Glaser is kind not to dismiss the fears of those of us who believe, in the words of one towering intellect, that when the lion lies down with the lamb, the lamb doesn’t get much sleep. Ma’s whole program of stimulating the economy by opening it to China depends on Chinese cooperation absolutely. China holds the whip hand here. Glaser advises China not to extract “unreasonable” concessions from Taiwan — but does not define unreasonable. When negotiators come from a culture where transactions are expected to produce a clear winner and a clear loser….

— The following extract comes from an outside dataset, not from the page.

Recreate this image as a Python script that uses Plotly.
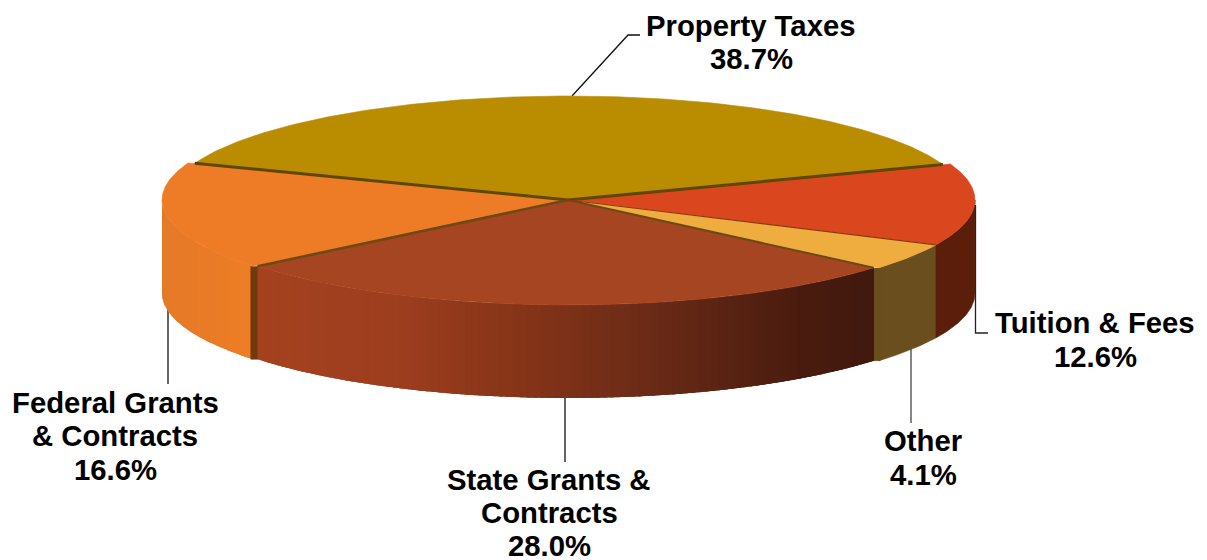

I’ve blogged before on the cargo cultish way in which “opening to China” is advocated. Another dawning cargo cult is the idea that Taiwan’s democracy will somehow transform China’s. If only Taiwan “opens” to China, then its democratic ideas will somehow flow into China like rays of light illuminating change in the political landscape. This is often presented as a possibility, but the underlying view is that of inevitability. This despite the fact that the constant flow of students from China to the western democracies has not resulted in any such change (as the recent hu-ha over Tibet has shown), nor have the million Taiwanese now there wrought any such mutations in the Chinese body politic. What no one ever mentions is the opposite possibility, far more likely, that China will change Taiwan’s domestic polity, and not in positive directions. With a longtime anti-democracy politician soon to be President of Taiwan, and a leadership in Beijing that hates Taiwanese democracy, I don’t think we’ll be seeing positive transformations of our island’s political structure any time soon.